From that perspective, there is nobody better than Chris Boswell. Justin Tucker used to be one of the best to ever do it as well, but lately, he simply hasn’t been. At least he hasn’t been if the only element you analyze is the result: made kick or no good.
Since the start of the 2022 season, Justin Tucker is just 10-for-21 on field goal attempts of 50-plus yards. With two misses on two attempts so far in 2024, he is now under 50 percent in that span. Yet even with that transformative dip, he is 58-for-87 for his career.
Even at 66.7 percent, that is very respectable, especially considering perhaps nobody else is asked to attempt longer kicks than Justin Tucker, including an NFL-record 66 yards. He is tied for the second-most makes from 50-plus ever with 58, though he is a distant second to Matt Prater’s 81. Prater, of course, played in Denver, and in domes. Chris Boswell’s longest made field goal is 59 yards, in comparison, and they don’t often ask him to attempt longer.
But you can’t ignore the results. Among those with 30-plus field goal attempts of 50-plus yards, Boswell has the second-best average ever. He is 34-for-41 in his career, including 4-for-4 this year.

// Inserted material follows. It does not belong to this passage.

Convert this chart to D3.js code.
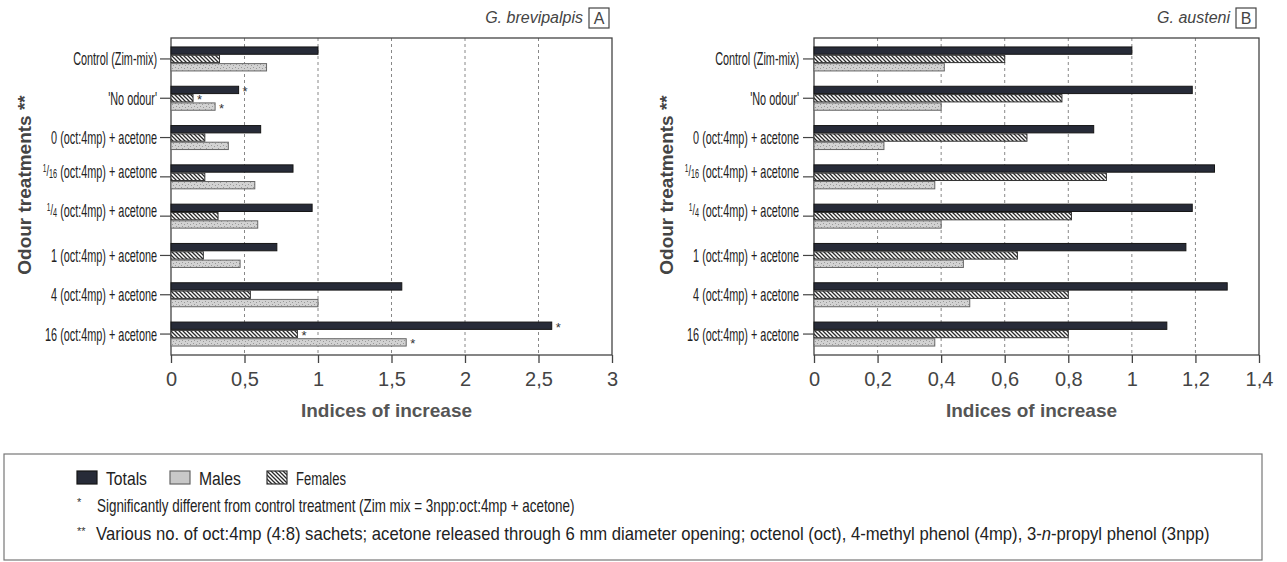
<!DOCTYPE html>
<html>
<head>
<meta charset="utf-8">
<script src="https://cdnjs.cloudflare.com/ajax/libs/d3/7.8.5/d3.min.js"></script>
<style>
  body { margin: 0; background: #fff; }
  svg { display: block; }
</style>
</head>
<body>
<svg id="chart" width="1287" height="562"></svg>
<script>
// Data
const categories = [
  "Control (Zim-mix)",
  "'No odour'",
  "0 (oct:4mp) + acetone",
  "1/16 (oct:4mp) + acetone",
  "1/4 (oct:4mp) + acetone",
  "1 (oct:4mp) + acetone",
  "4 (oct:4mp) + acetone",
  "16 (oct:4mp) + acetone"
];
const seriesNames = ["Totals", "Females", "Males"];

const brevTotals  = [1.00, 0.46, 0.61, 0.83, 0.96, 0.72, 1.57, 2.59];
const brevFemales = [0.33, 0.15, 0.23, 0.23, 0.32, 0.22, 0.54, 0.86];
const brevMales   = [0.65, 0.30, 0.39, 0.57, 0.59, 0.47, 1.00, 1.60];
const brevSignif  = ["'No odour'", "16 (oct:4mp) + acetone"];
const brevTicks   = [0, 0.5, 1, 1.5, 2, 2.5, 3];

const austTotals  = [1.00, 1.19, 0.88, 1.26, 1.19, 1.17, 1.30, 1.11];
const austFemales = [0.60, 0.78, 0.67, 0.92, 0.81, 0.64, 0.80, 0.80];
const austMales   = [0.41, 0.40, 0.22, 0.38, 0.40, 0.47, 0.49, 0.38];
const austSignif  = [];
const austTicks   = [0, 0.2, 0.4, 0.6, 0.8, 1, 1.2, 1.4];

const legendItems = ["Totals", "Males", "Females"];
const footnote1 = "Significantly different from control treatment  (Zim mix = 3npp:oct:4mp + acetone)";
const footnote2a = "Various no. of oct:4mp (4:8) sachets; acetone released through 6 mm diameter opening; octenol (oct), 4-methyl phenol (4mp), 3-";
const footnote2b = "n";
const footnote2c = "-propyl phenol (3npp)";

const svg = d3.select("#chart");
const sans = "'Liberation Sans', Arial, sans-serif";

// patterns
const defs = svg.append("defs");
const hatch = defs.append("pattern").attr("id", "hatch")
  .attr("patternUnits", "userSpaceOnUse").attr("width", 4).attr("height", 4);
hatch.append("rect").attr("width", 4).attr("height", 4).attr("fill", "#fff");
hatch.append("path").attr("d", "M-1,-1 L5,5 M-1,3 L1,5 M3,-1 L5,1")
  .attr("stroke", "#2a2a2a").attr("stroke-width", 1.3);

const stip = defs.append("pattern").attr("id", "stipple")
  .attr("patternUnits", "userSpaceOnUse").attr("width", 6).attr("height", 6);
stip.append("rect").attr("width", 6).attr("height", 6).attr("fill", "#d2d2d2");
[[1, 1], [4, 2], [2, 4], [5, 5]].forEach(([x, y]) =>
  stip.append("rect").attr("x", x).attr("y", y).attr("width", 1).attr("height", 1).attr("fill", "#999"));

const fills = { Totals: "#272b38", Females: "url(#hatch)", Males: "url(#stipple)" };
const strokes = { Totals: "#151515", Females: "#333", Males: "#666" };

const panels = [
  { key: "A", title: "G. brevipalpis", x0: 171, x1: 612, max: 3, ticks: brevTicks,
    values: { Totals: brevTotals, Females: brevFemales, Males: brevMales }, signif: brevSignif,
    labelRight: 157, yTitleX: 24 },
  { key: "B", title: "G. austeni", x0: 814, x1: 1259, max: 1.4, ticks: austTicks,
    values: { Totals: austTotals, Females: austFemales, Males: austMales }, signif: austSignif,
    labelRight: 799, yTitleX: 666 }
];

const plotTop = 38, plotBottom = 355;

function fmt(v) { return String(v).replace(".", ","); }

// the source uses a condensed face: scale a text group horizontally to a target width
function fitWidth(g, textSel, targetWidth, tx, ty) {
  const w = textSel.node().getComputedTextLength();
  g.attr("transform", `translate(${tx},${ty}) scale(${targetWidth / w},1)`);
}

panels.forEach(p => {
  const x = d3.scaleLinear().domain([0, p.max]).range([p.x0, p.x1]);
  const y = d3.scaleBand().domain(categories).range([plotTop, plotBottom])
    .paddingInner(0.364).paddingOuter(0.215);
  const ys = d3.scaleBand().domain(seriesNames).range([0, y.bandwidth()]);

  const g = svg.append("g");

  // grid
  g.selectAll(".grid").data(p.ticks.filter(t => t > 0 && t < p.max)).join("line")
    .attr("x1", d => x(d)).attr("x2", d => x(d))
    .attr("y1", plotTop).attr("y2", plotBottom)
    .attr("stroke", "#888").attr("stroke-width", 1).attr("stroke-dasharray", "3,3");

  // frame
  g.append("rect").attr("x", p.x0).attr("y", plotTop)
    .attr("width", p.x1 - p.x0).attr("height", plotBottom - plotTop)
    .attr("fill", "none").attr("stroke", "#444").attr("stroke-width", 1.3);

  // bars
  seriesNames.forEach(s => {
    g.selectAll(".bar-" + s).data(p.values[s]).join("rect")
      .attr("x", x(0))
      .attr("y", (d, i) => y(categories[i]) + ys(s) + 0.5)
      .attr("width", d => x(d) - x(0))
      .attr("height", ys.bandwidth() - 1)
      .attr("fill", fills[s]).attr("stroke", strokes[s]).attr("stroke-width", 1);
    // significance stars
    g.selectAll(".star-" + s).data(p.values[s].map((v, i) => ({ v, c: categories[i] }))
        .filter(d => p.signif.includes(d.c))).join("text")
      .attr("x", d => x(d.v) + 4)
      .attr("y", d => y(d.c) + ys(s) + ys.bandwidth() / 2 + 6)
      .attr("font-family", sans).attr("font-size", 13).attr("fill", "#333")
      .text("*");
  });

  // x axis ticks
  const xa = g.append("g").attr("transform", `translate(0,${plotBottom})`)
    .call(d3.axisBottom(x).tickValues(p.ticks).tickSize(8).tickPadding(9).tickFormat(fmt));
  xa.select(".domain").remove();
  xa.selectAll("line").attr("stroke", "#444").attr("stroke-width", 1.3);
  xa.selectAll("text").attr("font-family", sans).attr("font-size", 20).attr("fill", "#444");

  // y ticks
  g.selectAll(".ytick").data(categories).join("line")
    .attr("x1", p.x0 - 11).attr("x2", p.x0)
    .attr("y1", d => y(d) + y.bandwidth() / 2).attr("y2", d => y(d) + y.bandwidth() / 2)
    .attr("stroke", "#444").attr("stroke-width", 1.2);

  // category labels (condensed)
  const lg = g.append("g");
  const labels = lg.selectAll("text").data(categories).join("text")
    .attr("x", 0).attr("y", d => y(d) + y.bandwidth() / 2)
    .attr("dy", "0.36em").attr("text-anchor", "end")
    .attr("font-family", sans).attr("font-size", 18).attr("fill", "#222");
  labels.each(function (d) {
    const t = d3.select(this);
    const m = d.match(/^(\d+)\/(\d+) (.*)$/);
    if (m) {
      t.append("tspan").attr("font-size", 11).attr("dy", "-0.45em").text(m[1]);
      t.append("tspan").attr("font-size", 15).attr("dy", "0.25em").text("/");
      t.append("tspan").attr("font-size", 12).attr("dy", "0.2em").text(m[2]);
      t.append("tspan").attr("dy", "0").text(" " + m[3]);
    } else {
      t.text(d);
    }
  });
  fitWidth(lg, labels.filter(d => d === "16 (oct:4mp) + acetone"), 112, p.labelRight, 0);

  // axis titles
  g.append("text").attr("x", (p.x0 + p.x1) / 2 - 5).attr("y", 417)
    .attr("text-anchor", "middle").attr("font-family", sans).attr("font-weight", "bold")
    .attr("font-size", 19).attr("fill", "#555").text("Indices of increase");

  g.append("text").attr("transform", `translate(${p.yTitleX},185) rotate(-90)`)
    .attr("text-anchor", "middle").attr("dominant-baseline", "central")
    .attr("font-family", sans).attr("font-weight", "bold")
    .attr("font-size", 19).attr("fill", "#444").text("Odour treatments **");

  // panel title + letter box
  g.append("text").attr("x", p.x1 - 29).attr("y", 23).attr("text-anchor", "end")
    .attr("font-family", sans).attr("font-style", "italic").attr("font-size", 16)
    .attr("fill", "#444").text(p.title);
  g.append("rect").attr("x", p.x1 - 23).attr("y", 8).attr("width", 20).attr("height", 20)
    .attr("fill", "none").attr("stroke", "#444").attr("stroke-width", 1.2);
  g.append("text").attr("x", p.x1 - 13).attr("y", 24).attr("text-anchor", "middle")
    .attr("font-family", sans).attr("font-size", 16).attr("fill", "#444").text(p.key);
});

// legend box
const leg = svg.append("g");
leg.append("rect").attr("x", 4).attr("y", 454).attr("width", 1258).attr("height", 106)
  .attr("fill", "none").attr("stroke", "#777").attr("stroke-width", 1.2);

const legX = { Totals: 77, Males: 170, Females: 267 };
const legW = { Totals: 41, Males: 42, Females: 50 };
legendItems.forEach(s => {
  leg.append("rect").attr("x", legX[s]).attr("y", 471).attr("width", 20).attr("height", 13)
    .attr("fill", s === "Males" ? "#c8c8c8" : fills[s])
    .attr("stroke", strokes[s]).attr("stroke-width", 1.2);
  const tg = leg.append("g");
  const t = tg.append("text").attr("font-family", sans).attr("font-size", 19)
    .attr("fill", "#222").text(s);
  fitWidth(tg, t, legW[s], legX[s] + 29, 485);
});

leg.append("text").attr("x", 77).attr("y", 506).attr("font-family", sans)
  .attr("font-size", 11).attr("fill", "#333").text("*");
leg.append("text").attr("x", 77).attr("y", 535).attr("font-family", sans)
  .attr("font-size", 11).attr("fill", "#333").text("**");

const f1g = leg.append("g");
const f1 = f1g.append("text").attr("font-family", sans).attr("font-size", 18)
  .attr("fill", "#222").text(footnote1);
fitWidth(f1g, f1, 478, 97, 512);

const f2g = leg.append("g");
const f2 = f2g.append("text").attr("font-family", sans).attr("font-size", 18).attr("fill", "#222");
f2.append("tspan").text(footnote2a);
f2.append("tspan").attr("font-style", "italic").text(footnote2b);
f2.append("tspan").text(footnote2c);
fitWidth(f2g, f2, 1114, 96, 540);
</script>
</body>
</html>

The only player with a higher percentage is Chase McLaughlin, who is 26-for-31.
While Justin Tucker is still exceptional from within 50 yards, is it fair to call his current “GOAT” status into question? In light of the fact that we hold kickers by the 50-yard standard today, does he deserve such critique? Perhaps we need more nuance first.
Only five players in NFL history have attempted 20-plus field goals of 56-plus yards, Tucker being one of them. In that range, he is only 9-for-23 for his career, compared to Prater’s 19-for-28. Chris Boswell only has nine such attempts, but he has made nine of them. So while the Steelers don’t ask if of him often, he does deliver. He is 0-for-1 from 60-plus, though, missing from 61 last year.

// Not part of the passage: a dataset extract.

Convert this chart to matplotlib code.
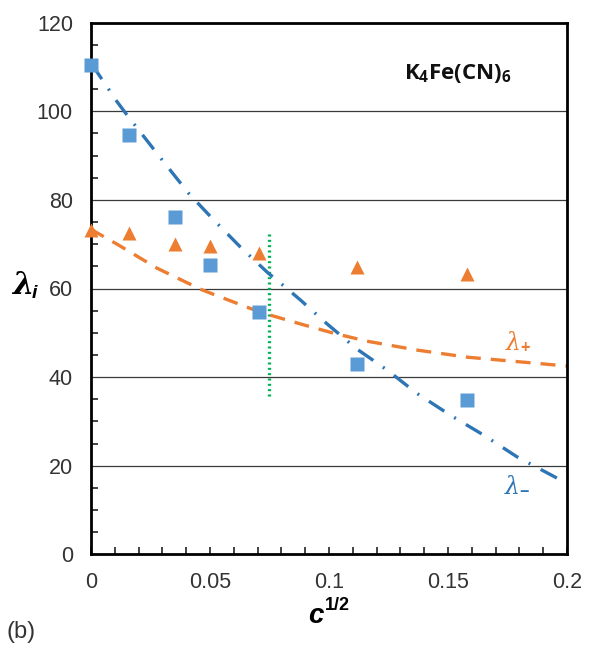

Interestingly, while Justin Tucker is 0-for-2 this year from 50-plus, the rest of the league is is 35-for-37. That includes the 4-for-4 from Chris Boswell, and 6-for-6 from Texans K Ka’imi Fairbairn. Other than them, nobody else has attempted more than three so far. But Tucker is the only kicker with more than one attempt without a make.
But maybe Justin Tucker is the Mariano Rivera of kickers. Every time Rivera blew a save late in his career, it fueled the debate: Is he losing it? He never did, of course. Tucker’s performance from 50-plus is unusual, but perhaps not revelatory. For example, over the past three years, six of his misses have come from 56-plus yards, including three from 60-plus. He even attempted a 67-yard field goal in 2022. And he did have one blocked.
But there are certainly chinks in his armor in terms of his reputation as the greatest. He even dipped below 90 percent for his career. Since 2020, he has only connected on 90 percent of his field goals once. So who wants to make the argument for Chris Boswell?